- Supplied material -
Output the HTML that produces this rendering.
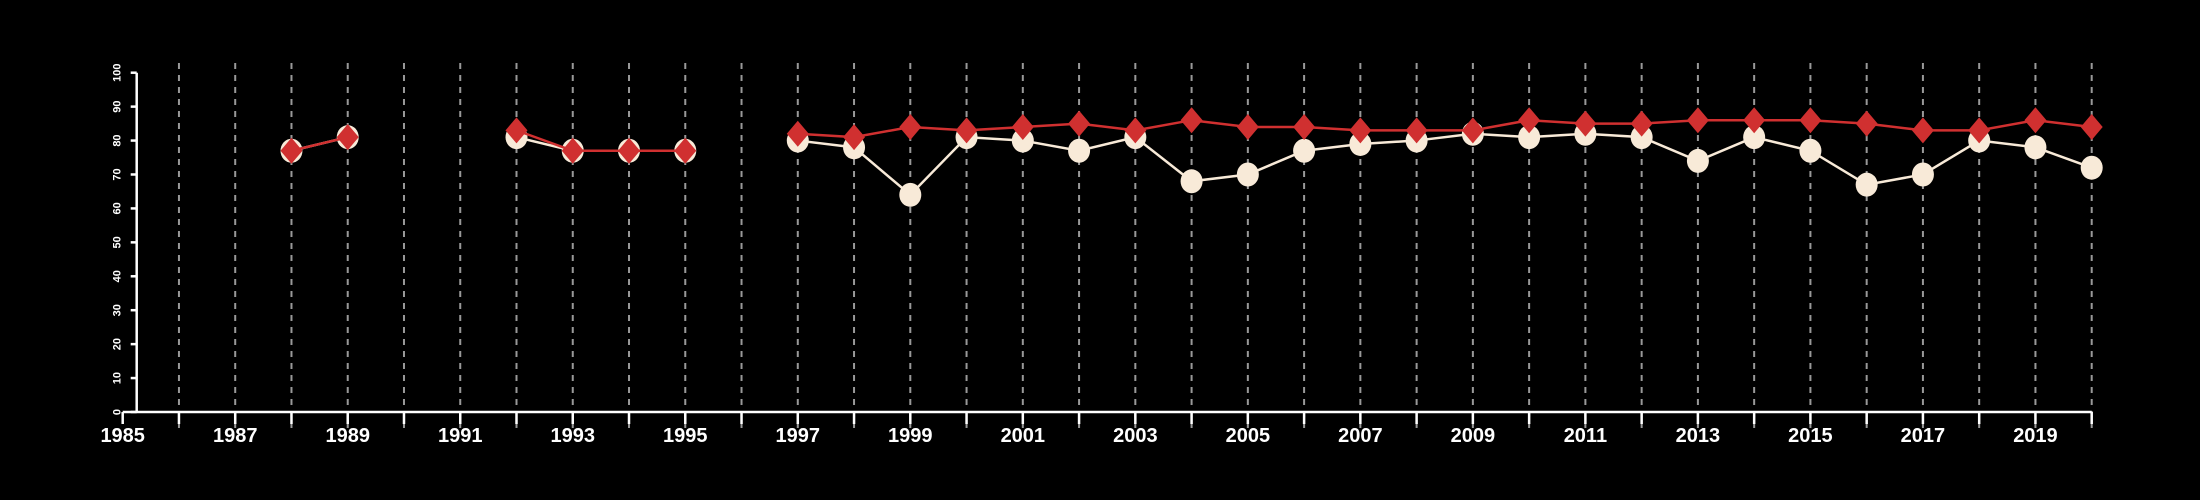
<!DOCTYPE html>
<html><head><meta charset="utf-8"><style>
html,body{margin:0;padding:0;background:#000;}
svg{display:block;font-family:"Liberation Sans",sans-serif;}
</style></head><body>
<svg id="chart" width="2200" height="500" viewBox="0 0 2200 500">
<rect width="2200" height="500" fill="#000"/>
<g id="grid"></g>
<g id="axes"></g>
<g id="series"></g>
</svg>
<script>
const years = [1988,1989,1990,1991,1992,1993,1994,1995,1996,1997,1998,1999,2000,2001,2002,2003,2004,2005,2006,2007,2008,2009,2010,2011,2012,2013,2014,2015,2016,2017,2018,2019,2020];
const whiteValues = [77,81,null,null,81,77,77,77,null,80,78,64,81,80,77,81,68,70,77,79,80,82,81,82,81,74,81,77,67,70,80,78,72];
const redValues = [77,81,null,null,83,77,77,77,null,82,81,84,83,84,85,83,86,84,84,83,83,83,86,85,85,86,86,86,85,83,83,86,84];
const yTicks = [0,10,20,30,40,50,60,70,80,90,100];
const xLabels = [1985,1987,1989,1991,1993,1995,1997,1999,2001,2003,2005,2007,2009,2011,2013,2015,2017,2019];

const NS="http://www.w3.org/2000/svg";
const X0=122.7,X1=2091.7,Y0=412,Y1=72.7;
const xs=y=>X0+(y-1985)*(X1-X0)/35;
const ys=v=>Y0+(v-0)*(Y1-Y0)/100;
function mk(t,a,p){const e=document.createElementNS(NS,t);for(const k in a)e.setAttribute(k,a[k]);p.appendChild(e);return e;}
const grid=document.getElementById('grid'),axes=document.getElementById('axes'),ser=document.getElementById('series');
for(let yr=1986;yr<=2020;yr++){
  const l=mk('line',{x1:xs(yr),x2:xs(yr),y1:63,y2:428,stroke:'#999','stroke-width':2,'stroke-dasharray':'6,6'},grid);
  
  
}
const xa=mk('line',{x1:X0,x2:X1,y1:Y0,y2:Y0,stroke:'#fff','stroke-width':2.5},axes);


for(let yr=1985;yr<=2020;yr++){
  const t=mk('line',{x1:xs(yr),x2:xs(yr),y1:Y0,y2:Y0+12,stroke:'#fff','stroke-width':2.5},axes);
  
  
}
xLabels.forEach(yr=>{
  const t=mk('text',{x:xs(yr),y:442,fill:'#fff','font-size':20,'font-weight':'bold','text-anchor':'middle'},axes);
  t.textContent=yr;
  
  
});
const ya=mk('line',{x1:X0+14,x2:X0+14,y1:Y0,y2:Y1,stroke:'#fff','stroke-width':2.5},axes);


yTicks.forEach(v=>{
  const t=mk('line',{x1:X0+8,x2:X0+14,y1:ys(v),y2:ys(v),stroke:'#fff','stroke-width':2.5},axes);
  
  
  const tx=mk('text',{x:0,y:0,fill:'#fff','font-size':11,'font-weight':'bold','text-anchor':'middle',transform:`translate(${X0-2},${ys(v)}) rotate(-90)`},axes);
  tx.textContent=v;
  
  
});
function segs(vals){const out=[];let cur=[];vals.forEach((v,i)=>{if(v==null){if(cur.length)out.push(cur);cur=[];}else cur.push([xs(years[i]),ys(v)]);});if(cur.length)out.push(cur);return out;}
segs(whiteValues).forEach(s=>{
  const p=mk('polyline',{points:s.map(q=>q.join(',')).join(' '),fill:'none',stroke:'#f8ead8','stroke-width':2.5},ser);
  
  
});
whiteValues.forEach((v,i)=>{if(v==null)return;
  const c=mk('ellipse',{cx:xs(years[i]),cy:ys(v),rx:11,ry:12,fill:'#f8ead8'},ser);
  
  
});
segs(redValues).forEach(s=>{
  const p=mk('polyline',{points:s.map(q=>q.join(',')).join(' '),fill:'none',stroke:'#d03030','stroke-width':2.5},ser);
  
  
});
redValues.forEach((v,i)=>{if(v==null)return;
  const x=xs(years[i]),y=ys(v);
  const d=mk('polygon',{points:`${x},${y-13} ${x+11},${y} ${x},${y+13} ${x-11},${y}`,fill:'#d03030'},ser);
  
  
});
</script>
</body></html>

- Stated goal -
Retype the whole listing, keeping every line identical and omitting all pictures.

- Finished answer -
Output the HTML that produces this rendering.
<!DOCTYPE html>
<html><head><meta charset="utf-8"><style>
html,body{margin:0;padding:0;background:#000;}
svg{display:block;font-family:"Liberation Sans",sans-serif;}
</style></head><body>
<svg id="chart" width="2200" height="500" viewBox="0 0 2200 500">
<rect width="2200" height="500" fill="#000"/>
<g id="grid"></g>
<g id="axes"></g>
<g id="series"></g>
</svg>
<script>
const years = [1988,1989,1990,1991,1992,1993,1994,1995,1996,1997,1998,1999,2000,2001,2002,2003,2004,2005,2006,2007,2008,2009,2010,2011,2012,2013,2014,2015,2016,2017,2018,2019,2020];
const whiteValues = [77,81,null,null,81,77,77,77,null,80,78,64,81,80,77,81,68,70,77,79,80,82,81,82,81,74,81,77,67,70,80,78,72];
const redValues = [77,81,null,null,83,77,77,77,null,82,81,84,83,84,85,83,86,84,84,83,83,83,86,85,85,86,86,86,85,83,83,86,84];
const yTicks = [0,10,20,30,40,50,60,70,80,90,100];
const xLabels = [1985,1987,1989,1991,1993,1995,1997,1999,2001,2003,2005,2007,2009,2011,2013,2015,2017,2019];

const NS="http://www.w3.org/2000/svg";
const X0=122.7,X1=2091.7,Y0=412,Y1=72.7;
const xs=y=>X0+(y-1985)*(X1-X0)/35;
const ys=v=>Y0+(v-0)*(Y1-Y0)/100;
function mk(t,a,p){const e=document.createElementNS(NS,t);for(const k in a)e.setAttribute(k,a[k]);p.appendChild(e);return e;}
const grid=document.getElementById('grid'),axes=document.getElementById('axes'),ser=document.getElementById('series');
for(let yr=1986;yr<=2020;yr++){
  const l=mk('line',{x1:xs(yr),x2:xs(yr),y1:63,y2:428,stroke:'#999','stroke-width':2,'stroke-dasharray':'6,6'},grid);
  
  
}
const xa=mk('line',{x1:X0,x2:X1,y1:Y0,y2:Y0,stroke:'#fff','stroke-width':2.5},axes);


for(let yr=1985;yr<=2020;yr++){
  const t=mk('line',{x1:xs(yr),x2:xs(yr),y1:Y0,y2:Y0+12,stroke:'#fff','stroke-width':2.5},axes);
  
  
}
xLabels.forEach(yr=>{
  const t=mk('text',{x:xs(yr),y:442,fill:'#fff','font-size':20,'font-weight':'bold','text-anchor':'middle'},axes);
  t.textContent=yr;
  
  
});
const ya=mk('line',{x1:X0+14,x2:X0+14,y1:Y0,y2:Y1,stroke:'#fff','stroke-width':2.5},axes);


yTicks.forEach(v=>{
  const t=mk('line',{x1:X0+8,x2:X0+14,y1:ys(v),y2:ys(v),stroke:'#fff','stroke-width':2.5},axes);
  
  
  const tx=mk('text',{x:0,y:0,fill:'#fff','font-size':11,'font-weight':'bold','text-anchor':'middle',transform:`translate(${X0-2},${ys(v)}) rotate(-90)`},axes);
  tx.textContent=v;
  
  
});
function segs(vals){const out=[];let cur=[];vals.forEach((v,i)=>{if(v==null){if(cur.length)out.push(cur);cur=[];}else cur.push([xs(years[i]),ys(v)]);});if(cur.length)out.push(cur);return out;}
segs(whiteValues).forEach(s=>{
  const p=mk('polyline',{points:s.map(q=>q.join(',')).join(' '),fill:'none',stroke:'#f8ead8','stroke-width':2.5},ser);
  
  
});
whiteValues.forEach((v,i)=>{if(v==null)return;
  const c=mk('ellipse',{cx:xs(years[i]),cy:ys(v),rx:11,ry:12,fill:'#f8ead8'},ser);
  
  
});
segs(redValues).forEach(s=>{
  const p=mk('polyline',{points:s.map(q=>q.join(',')).join(' '),fill:'none',stroke:'#d03030','stroke-width':2.5},ser);
  
  
});
redValues.forEach((v,i)=>{if(v==null)return;
  const x=xs(years[i]),y=ys(v);
  const d=mk('polygon',{points:`${x},${y-13} ${x+11},${y} ${x},${y+13} ${x-11},${y}`,fill:'#d03030'},ser);
  
  
});
</script>
</body></html>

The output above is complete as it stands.